La seconde pro se fera en formation initiale, la première et la terminale se feront en alternance sous contrat de travail (1 + 2), ou seule la terminale sera en alternance (2 + 1). Ces contrats sont des contrats d’apprentissage, le Lycée professionnel devient CFA Éducation Nationale.

Les problèmes que ça pose :

Problème pour les élèves : la formation en apprentissage demande beaucoup d’autonomie et de maturité puisqu’il faut mener de front études et vie professionnelle. En outre l’entreprise n’est pas un lieu de formation, ou très rarement, et est le plus souvent un lieu d’exploitation.
Et puis, quel devenir pour ceux et celles, en nombre, qui ne trouveront pas d’entreprise ou qui, comme on l’a trop vu dans les Lycées professionnels où cette alternance a été expérimentée, doivent interrompre leur formation à la suite de la rupture du contrat, quel qu’en soit le motif ?
L’alternance donne une part prépondérante à la pratique en entreprise, et amplifie la diminution des heures d’enseignement général et professionnel. On formate les jeunes dans l’optique d’une entreprise, on ne les forme plus à la maîtrise d’une profession, complexe et multiforme par définition.

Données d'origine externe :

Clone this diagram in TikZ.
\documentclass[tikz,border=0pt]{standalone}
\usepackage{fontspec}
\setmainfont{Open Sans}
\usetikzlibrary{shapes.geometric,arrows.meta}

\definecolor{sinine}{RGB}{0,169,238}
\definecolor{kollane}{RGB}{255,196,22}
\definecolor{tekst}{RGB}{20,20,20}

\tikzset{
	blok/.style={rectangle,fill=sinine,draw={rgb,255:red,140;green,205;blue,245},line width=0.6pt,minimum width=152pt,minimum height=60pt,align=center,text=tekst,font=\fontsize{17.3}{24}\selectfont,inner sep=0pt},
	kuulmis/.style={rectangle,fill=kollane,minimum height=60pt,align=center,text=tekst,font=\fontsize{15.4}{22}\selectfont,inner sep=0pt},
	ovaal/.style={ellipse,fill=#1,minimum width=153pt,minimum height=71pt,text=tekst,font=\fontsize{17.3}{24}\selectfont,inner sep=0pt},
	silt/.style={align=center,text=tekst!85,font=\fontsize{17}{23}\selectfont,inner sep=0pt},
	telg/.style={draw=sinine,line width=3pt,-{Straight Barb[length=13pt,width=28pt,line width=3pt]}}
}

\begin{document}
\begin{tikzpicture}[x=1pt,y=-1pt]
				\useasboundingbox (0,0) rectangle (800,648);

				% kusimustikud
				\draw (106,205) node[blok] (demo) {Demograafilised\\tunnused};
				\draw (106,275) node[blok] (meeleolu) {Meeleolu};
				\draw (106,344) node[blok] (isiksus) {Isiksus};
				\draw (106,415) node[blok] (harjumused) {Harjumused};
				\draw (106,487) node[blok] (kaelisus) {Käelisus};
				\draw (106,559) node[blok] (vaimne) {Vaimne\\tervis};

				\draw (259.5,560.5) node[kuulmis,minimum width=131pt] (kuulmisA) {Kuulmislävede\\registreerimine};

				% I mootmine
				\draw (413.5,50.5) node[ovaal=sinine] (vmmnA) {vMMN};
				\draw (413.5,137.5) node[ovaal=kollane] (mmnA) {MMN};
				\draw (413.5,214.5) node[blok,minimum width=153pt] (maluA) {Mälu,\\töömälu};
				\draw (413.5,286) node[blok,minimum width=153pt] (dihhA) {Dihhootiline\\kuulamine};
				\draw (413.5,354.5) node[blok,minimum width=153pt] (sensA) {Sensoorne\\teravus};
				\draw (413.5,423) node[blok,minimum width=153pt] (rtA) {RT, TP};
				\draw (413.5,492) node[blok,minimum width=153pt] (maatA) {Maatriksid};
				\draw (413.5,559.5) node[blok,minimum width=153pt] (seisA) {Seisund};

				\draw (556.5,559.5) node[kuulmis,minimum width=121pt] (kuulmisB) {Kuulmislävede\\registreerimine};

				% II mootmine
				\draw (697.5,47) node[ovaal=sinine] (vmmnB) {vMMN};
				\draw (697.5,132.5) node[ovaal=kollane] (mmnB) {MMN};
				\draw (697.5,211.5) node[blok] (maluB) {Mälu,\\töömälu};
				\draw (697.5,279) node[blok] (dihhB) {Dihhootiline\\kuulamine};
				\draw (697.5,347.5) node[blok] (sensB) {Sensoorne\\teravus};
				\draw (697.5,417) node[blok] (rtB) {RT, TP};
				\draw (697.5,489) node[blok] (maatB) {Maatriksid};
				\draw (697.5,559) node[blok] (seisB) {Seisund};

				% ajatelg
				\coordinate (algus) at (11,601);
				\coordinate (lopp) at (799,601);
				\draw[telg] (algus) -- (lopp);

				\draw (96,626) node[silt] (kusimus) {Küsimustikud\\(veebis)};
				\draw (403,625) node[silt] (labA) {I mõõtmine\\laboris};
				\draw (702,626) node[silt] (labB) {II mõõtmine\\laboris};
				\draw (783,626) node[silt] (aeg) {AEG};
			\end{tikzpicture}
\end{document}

Cette mise en apprentissage forcée ne peut que déboucher sur un décrochage massif et une baisse du niveau de la formation, et donc sur moins de diplômé-es : le Lycée pro devient de fait un sas qui n’aura pour finalité que d’être un outil au service des entreprises.

Problèmes pour les enseignant-es : ces « évolutions » entraînent l’annualisation et la flexibilité, un travail de moins en moins pédagogique mais de plus en plus au service de l’entreprise puisque nous sommes sommé-e-s de trouver les entreprises employeuses pour les nombreux élèves qui n’ arrivent pas à en trouver par eux même, et d’effectuer les visites et évaluations lorsque l’élève est dans l’entreprise.
L’alternance permettra aussi, n’en doutons pas, de supprimer encore un nombre conséquent de postes. L’annualisation, déjà mise en place dans certains LP, est inscrite dans nos statuts.

Et la régionalisation ?

La régionalisation de la formation se combine avec la généralisation de l’apprentissage.
En attribuant le pilotage de la carte des formations aux Régions, le projet de loi de décentralisation ne considère l’élève qu’en fonction d’une soi-disant employabilité immédiate, soumise aux impératifs économiques locaux. Il le prive d’un projet professionnel à long terme, sans tenir compte de ses aspirations réelles.

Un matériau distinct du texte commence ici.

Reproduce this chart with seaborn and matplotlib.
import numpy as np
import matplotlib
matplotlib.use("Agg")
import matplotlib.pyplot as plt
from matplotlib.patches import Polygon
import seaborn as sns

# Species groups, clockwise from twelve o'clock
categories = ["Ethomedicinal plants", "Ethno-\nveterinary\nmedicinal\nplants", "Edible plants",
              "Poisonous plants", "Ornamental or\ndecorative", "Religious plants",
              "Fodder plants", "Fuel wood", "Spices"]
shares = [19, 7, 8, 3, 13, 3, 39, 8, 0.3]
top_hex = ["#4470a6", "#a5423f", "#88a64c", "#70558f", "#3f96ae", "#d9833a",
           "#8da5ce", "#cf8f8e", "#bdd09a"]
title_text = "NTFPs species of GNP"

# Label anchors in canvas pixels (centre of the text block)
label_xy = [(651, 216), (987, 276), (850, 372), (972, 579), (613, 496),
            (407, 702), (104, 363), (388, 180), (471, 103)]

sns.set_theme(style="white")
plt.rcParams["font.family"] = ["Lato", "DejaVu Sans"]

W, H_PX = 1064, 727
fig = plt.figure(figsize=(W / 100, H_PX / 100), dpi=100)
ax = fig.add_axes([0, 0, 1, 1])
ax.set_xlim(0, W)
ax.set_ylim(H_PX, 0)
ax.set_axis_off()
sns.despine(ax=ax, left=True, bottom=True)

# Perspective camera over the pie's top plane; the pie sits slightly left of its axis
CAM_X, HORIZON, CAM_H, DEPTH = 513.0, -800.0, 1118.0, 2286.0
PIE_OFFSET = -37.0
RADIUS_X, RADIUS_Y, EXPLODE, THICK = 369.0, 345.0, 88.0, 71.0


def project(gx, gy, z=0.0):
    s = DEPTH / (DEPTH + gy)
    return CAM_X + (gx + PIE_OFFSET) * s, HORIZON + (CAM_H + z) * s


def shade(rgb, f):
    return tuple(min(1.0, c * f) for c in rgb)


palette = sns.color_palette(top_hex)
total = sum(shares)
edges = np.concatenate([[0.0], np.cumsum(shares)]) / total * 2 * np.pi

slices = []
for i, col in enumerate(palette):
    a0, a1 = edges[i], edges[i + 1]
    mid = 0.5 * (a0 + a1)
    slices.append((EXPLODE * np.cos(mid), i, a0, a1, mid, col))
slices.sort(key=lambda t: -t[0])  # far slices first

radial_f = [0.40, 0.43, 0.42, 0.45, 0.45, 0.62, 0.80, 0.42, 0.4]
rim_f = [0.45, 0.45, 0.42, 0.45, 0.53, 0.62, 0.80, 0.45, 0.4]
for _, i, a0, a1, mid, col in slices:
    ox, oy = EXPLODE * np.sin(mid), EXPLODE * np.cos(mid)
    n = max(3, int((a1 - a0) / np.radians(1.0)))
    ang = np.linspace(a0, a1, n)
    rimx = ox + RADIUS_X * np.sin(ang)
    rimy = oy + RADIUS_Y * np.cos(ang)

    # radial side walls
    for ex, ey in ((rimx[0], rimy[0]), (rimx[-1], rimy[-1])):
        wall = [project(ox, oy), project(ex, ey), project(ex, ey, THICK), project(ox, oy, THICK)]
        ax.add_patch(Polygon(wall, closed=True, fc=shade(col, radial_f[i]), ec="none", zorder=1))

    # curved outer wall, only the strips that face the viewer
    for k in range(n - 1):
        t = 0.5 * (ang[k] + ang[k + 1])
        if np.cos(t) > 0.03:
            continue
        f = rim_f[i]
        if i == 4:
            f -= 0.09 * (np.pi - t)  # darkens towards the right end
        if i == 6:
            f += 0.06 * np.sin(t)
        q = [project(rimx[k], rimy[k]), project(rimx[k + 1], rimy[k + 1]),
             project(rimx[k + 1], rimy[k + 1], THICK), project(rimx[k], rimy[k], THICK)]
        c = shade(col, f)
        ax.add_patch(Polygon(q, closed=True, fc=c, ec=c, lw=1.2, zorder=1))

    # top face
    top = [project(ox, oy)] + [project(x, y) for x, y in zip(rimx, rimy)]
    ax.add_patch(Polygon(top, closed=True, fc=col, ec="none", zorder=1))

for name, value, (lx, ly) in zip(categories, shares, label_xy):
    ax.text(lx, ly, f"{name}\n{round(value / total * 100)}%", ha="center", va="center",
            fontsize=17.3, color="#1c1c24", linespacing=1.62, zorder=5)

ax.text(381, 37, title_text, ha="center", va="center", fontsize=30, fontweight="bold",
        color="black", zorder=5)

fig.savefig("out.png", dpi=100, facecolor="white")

En préemptant les différentes voies de formation professionnelle, les régions obtiennent ainsi les pleins pouvoirs pour accentuer leur politique de développement et de promotion de l’apprentissage. Et pourtant, avec son taux important d’abandons (30 % de ruptures de contrats) l’apprentissage n’est, en aucun cas, une réponse adaptée pour résoudre le chômage des jeunes. De plus, le projet de loi, en transférant la carte des formations aux régions, emprisonne les jeunes dans un déterminisme social, géographique et professionnel.

Pour un enseignement public émancipateur

Les décisions actuelles, tendant au transfert de l’enseignement professionnel aux régions et aux entreprises, amplifient la politique de destruction du lycée professionnel. Celui-ci est pourtant le seul capable de proposer aux jeunes une formation professionnelle de qualité indépendante des contraintes économiques et des logiques libérales. Il permet aussi de former des citoyen-ne-s averti-e-s, capables de discernement, et non pas de simples exécutant-e-s formaté-e-s à la docilité face aux exigences des employeurs.

Plus que jamais, il faut se battre pour un enseignement de qualité en lycée professionnel, en dehors des entreprises, et en s’opposant à tout transfert de compétences éducatives entre l’ État et les régions.

C’est pourquoi nous exigeons :

  • le retour à une formation Bac Pro en 4 ans
  • l’annulation de tout transfert de l’enseignement aux Régions
  • la fin du tout apprentissage
  • des seuils de dédoublement clairement établis, par discipline
  • un référentiel qui définisse des horaires clairs et suffisants, par discipline, par année, pour donner aux élèves les moyens de faire des choix professionnels pertinents et réfléchis.